Actually, Apple's products also derive from open source software (FreeBSD). The operating systems that power most of the cloud and most of the Internet of Things, all derive from the work of the Unix community in the days before open source licenses. That is where the culture of openly sharing one's work developed, thanks to anti-trust enforcement and the AT&T consent decree.

But this wasn't "the volunteer labor of thousands". In order to work on Unix you needed to be a member of an organization that had signed the Unix license. All contributors were paid for their work by their organization in one way or another. That was certainly true of me and everyone else working to develop the X Window System; we were paid by MIT or Digital Equipment or, in my case, Sun Microsystems. What was true of our efforts 34 years ago is still true today:
It is worth noting that, even if one assumes that all of the “unknown” contributors are working on their own time, well over 85 percent of all kernel development is demonstrably done by developers who are being paid for their work.

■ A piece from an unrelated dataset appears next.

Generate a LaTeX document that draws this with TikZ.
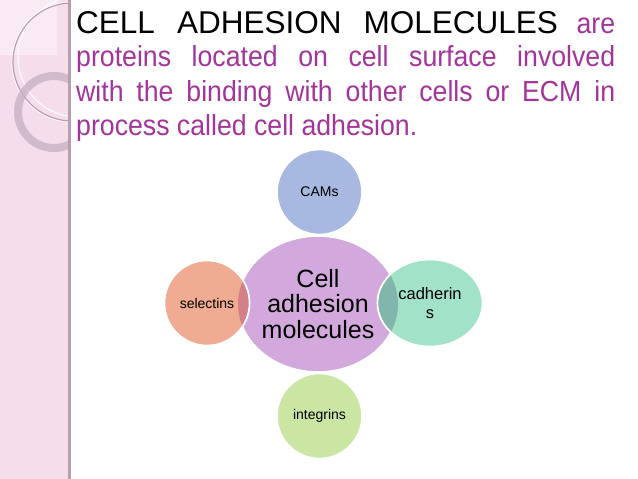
\documentclass[tikz,border=0pt]{standalone}
\usepackage{fontspec}
\setmainfont{Liberation Sans}
\newfontfamily\bodyfont[FakeStretch=0.92]{Liberation Sans}
\usepackage{xcolor}
\usetikzlibrary{shapes.geometric}

\definecolor{stripPink}{RGB}{246,221,236}
\definecolor{paperPink}{RGB}{250,234,243}
\definecolor{ringGray}{RGB}{200,178,194}
\definecolor{edgeGray}{RGB}{185,158,176}
\definecolor{textPlum}{RGB}{163,52,154}
\definecolor{hubPurple}{RGB}{211,169,221}
\definecolor{camBlue}{RGB}{167,185,224}
\definecolor{selSalmon}{RGB}{239,172,146}
\definecolor{selDeep}{RGB}{212,128,136}
\definecolor{cadGreen}{RGB}{162,226,201}
\definecolor{cadDeep}{RGB}{128,182,172}
\definecolor{intGreen}{RGB}{203,229,163}

\begin{document}
\begin{tikzpicture}[x=1pt,y=-1pt,
  line/.style={anchor=base west, inner sep=0pt, text=textPlum, font=\bodyfont\fontsize{29}{34}\selectfont},
  hub/.style={ellipse, draw=white, line width=1.6pt, fill=hubPurple, minimum width=160pt, minimum height=136pt, inner sep=0pt, align=center, font=\fontsize{25}{25.5}\selectfont},
  petal/.style={circle, draw=white, line width=1.6pt, minimum size=85pt, inner sep=0pt, align=center, font=\fontsize{14}{18}\selectfont},
  lens/.style={draw=white, line width=1.6pt}]
  \useasboundingbox (0,0) rectangle (638,479);

  % side strip
  \fill[stripPink] (0,0) rectangle (68,479);
  \fill[paperPink] (0,0) rectangle (57,55);
  \begin{scope}
    \clip (0,0) rectangle (68,479);
    \draw[white, line width=1pt] (78,57) circle (60);
    \draw[edgeGray, line width=1.2pt] (72,62) circle (59);
    \draw[white, line width=.6pt] (72,62) circle (60.2);
    \draw[ringGray, line width=8pt, opacity=.8] (54,112) circle (36);
  \end{scope}
  \fill[edgeGray] (68,0) rectangle (71,479);

  % text
  \node[line] (line1) at (76,33) {\makebox[539pt][s]{{\color{black}\normalfont\fontsize{31.5}{34}\selectfont CELL ADHESION MOLECULES} are}};
  \node[line] (line2) at (76,66) {\makebox[539pt][s]{proteins located on cell surface involved}};
  \node[line] (line3) at (76,101) {\makebox[539pt][s]{with the binding with other cells or ECM in}};
  \node[line] (line4) at (76,135) {process called cell adhesion.};

  % diagram
  \node[hub] (hub) at (318,304) {Cell\\adhesion\\molecules};
  \node[petal, fill=camBlue] (cams) at (319.5,192) {CAMs};
  \node[petal, fill=selSalmon] (sel) at (207,303) {selectins};
  \node[petal, ellipse, fill=cadGreen, minimum width=105pt, minimum height=87pt, font=\fontsize{16.5}{19}\selectfont] (cad) at (430,303) {cadherin\\s};
  \node[petal, fill=intGreen] (int) at (319.5,416) {integrins};

  % overlaps with the hub
  \begin{scope}
    \clip (hub.center) ellipse [x radius=80, y radius=68];
    \fill[lens, fill=selDeep] (sel.center) circle [radius=42.5];
    \fill[lens, fill=cadDeep] (cad.center) ellipse [x radius=52.5, y radius=43.5];
  \end{scope}
\end{tikzpicture}
\end{document}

Interestingly, the volume of contributions from unpaid developers has been in slow decline for many years. It was 14.6 percent in the 2012 version of this report, but is 8.2 percent this time around. There are many possible reasons for this decline, but, arguably, the most plausible of those is quite simple: kernel developers are in short supply, so anybody who demonstrates an ability to get code into the mainline tends not to have trouble finding job offers. Indeed, the bigger problem can be fending those offers off. As a result, volunteer developers tend not to stay that way for long.
The companies that fund Linux and other open source developments make a strategic decision that doing so is in their long-term interest. And so do the contributors who truly are volunteers, in that a record of contributions increases their value in the employment market. It is definitely the case that there are gaps in this support, important infrastructure components dependent on the labor of individual volunteers. But even those put-upon developers are happy to see their work valued and used.

Kapczynski is right that there is much to dislike about the world of the FAANGs, but she would dislike even more a world in which each of them had their own proprietary network protocols, operating system and other infrastructure layers. The fact that they don't is due in large part to the advocates she criticizes.